| Exercise goal |
Retype exactly what runs from the first line of the data to the line with "ax.yaxis.set_label_coords(-0.082, 0.557)", keeping both of those lines and skipping pictures.

══════════

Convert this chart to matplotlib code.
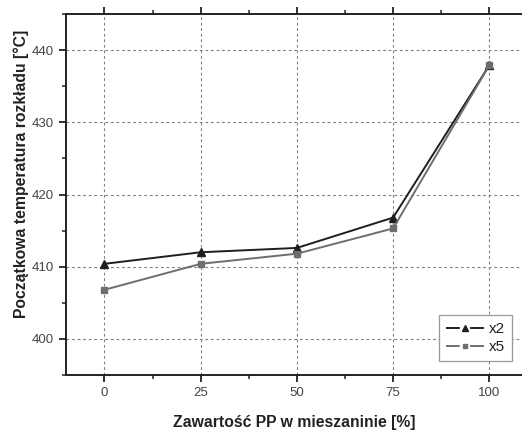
import matplotlib
matplotlib.use("Agg")
import matplotlib.pyplot as plt
from matplotlib.ticker import MultipleLocator
from matplotlib.lines import Line2D

plt.rcParams['font.family'] = ['Liberation Sans', 'DejaVu Sans']

pp_content = [0, 25, 50, 75, 100]
temp_x2 = [410.4, 412.0, 412.6, 416.8, 437.9]
temp_x5 = [406.8, 410.4, 411.8, 415.3, 437.9]
x_ticks = [0, 25, 50, 75, 100]
y_ticks = [400, 410, 420, 430, 440]
series_labels = ['x2', 'x5']

c2 = '#1e1e1e'
c5 = '#6e6e6e'

fig = plt.figure(figsize=(5.22, 4.30), dpi=100)
ax = fig.add_axes([66/522, 55/430, 456.4/522, 361/430])

ax.plot(pp_content, temp_x2, color=c2, lw=1.4, marker='^', ms=5.5, zorder=3)
ax.plot(pp_content, temp_x5, color=c5, lw=1.4, marker='s', ms=3.8, zorder=3)

ax.set_xlim(-10, 108.6)
ax.set_ylim(395, 445)
ax.set_xticks(x_ticks)
ax.set_yticks(y_ticks)
ax.xaxis.set_minor_locator(MultipleLocator(12.5))
ax.yaxis.set_minor_locator(MultipleLocator(5))

ax.grid(True, which='major', color='#808080', ls=(0, (2.5, 2.5)), lw=0.8)
ax.set_axisbelow(True)

ax.spines['right'].set_visible(False)
for s in ['left', 'top', 'bottom']:
    ax.spines[s].set_linewidth(1.4)
    ax.spines[s].set_color('#222222')

ax.tick_params(axis='both', which='major', direction='out', length=5, width=1.3,
               labelsize=9.5, labelcolor='#444444', color='#222222', pad=4)
ax.tick_params(axis='both', which='minor', direction='out', length=3, width=1.1,
               color='#222222')
ax.tick_params(axis='x', which='both', top=True, labeltop=False)
ax.tick_params(axis='y', which='both', right=False)

ax.set_xlabel('Zawartość PP w mieszaninie [%]', fontsize=11.3, fontweight='bold',
              color='#222222', labelpad=11)
ax.set_ylabel('Początkowa temperatura rozkładu [°C]', fontsize=11.3,
              fontweight='bold', color='#222222')
ax.yaxis.set_label_coords(-0.082, 0.557)

handles = [
    Line2D([], [], color=c2, lw=1.4, ls=(0, (7.1, 5.3)), marker='^', ms=4.5),
    Line2D([], [], color=c5, lw=1.4, ls=(0, (7.1, 5.3)), marker='s', ms=3.2),
]
leg = ax.legend(handles, series_labels, loc='lower right',
                bbox_to_anchor=(512/522, (430-361)/430),
                bbox_transform=fig.transFigure, fontsize=11, frameon=True,
                fancybox=False, edgecolor='#999999', framealpha=1,
                handlelength=2.5, handletextpad=0.33, borderpad=0.45,
                labelspacing=0.25, borderaxespad=0)
leg.get_frame().set_linewidth(0.9)
for t in leg.get_texts():
    t.set_color('#222222')

fig.savefig('out.png', dpi=100)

══════════

| Answer to the problem |
Convert this chart to matplotlib code.
import matplotlib
matplotlib.use("Agg")
import matplotlib.pyplot as plt
from matplotlib.ticker import MultipleLocator
from matplotlib.lines import Line2D

plt.rcParams['font.family'] = ['Liberation Sans', 'DejaVu Sans']

pp_content = [0, 25, 50, 75, 100]
temp_x2 = [410.4, 412.0, 412.6, 416.8, 437.9]
temp_x5 = [406.8, 410.4, 411.8, 415.3, 437.9]
x_ticks = [0, 25, 50, 75, 100]
y_ticks = [400, 410, 420, 430, 440]
series_labels = ['x2', 'x5']

c2 = '#1e1e1e'
c5 = '#6e6e6e'

fig = plt.figure(figsize=(5.22, 4.30), dpi=100)
ax = fig.add_axes([66/522, 55/430, 456.4/522, 361/430])

ax.plot(pp_content, temp_x2, color=c2, lw=1.4, marker='^', ms=5.5, zorder=3)
ax.plot(pp_content, temp_x5, color=c5, lw=1.4, marker='s', ms=3.8, zorder=3)

ax.set_xlim(-10, 108.6)
ax.set_ylim(395, 445)
ax.set_xticks(x_ticks)
ax.set_yticks(y_ticks)
ax.xaxis.set_minor_locator(MultipleLocator(12.5))
ax.yaxis.set_minor_locator(MultipleLocator(5))

ax.grid(True, which='major', color='#808080', ls=(0, (2.5, 2.5)), lw=0.8)
ax.set_axisbelow(True)

ax.spines['right'].set_visible(False)
for s in ['left', 'top', 'bottom']:
    ax.spines[s].set_linewidth(1.4)
    ax.spines[s].set_color('#222222')

ax.tick_params(axis='both', which='major', direction='out', length=5, width=1.3,
               labelsize=9.5, labelcolor='#444444', color='#222222', pad=4)
ax.tick_params(axis='both', which='minor', direction='out', length=3, width=1.1,
               color='#222222')
ax.tick_params(axis='x', which='both', top=True, labeltop=False)
ax.tick_params(axis='y', which='both', right=False)

ax.set_xlabel('Zawartość PP w mieszaninie [%]', fontsize=11.3, fontweight='bold',
              color='#222222', labelpad=11)
ax.set_ylabel('Początkowa temperatura rozkładu [°C]', fontsize=11.3,
              fontweight='bold', color='#222222')
ax.yaxis.set_label_coords(-0.082, 0.557)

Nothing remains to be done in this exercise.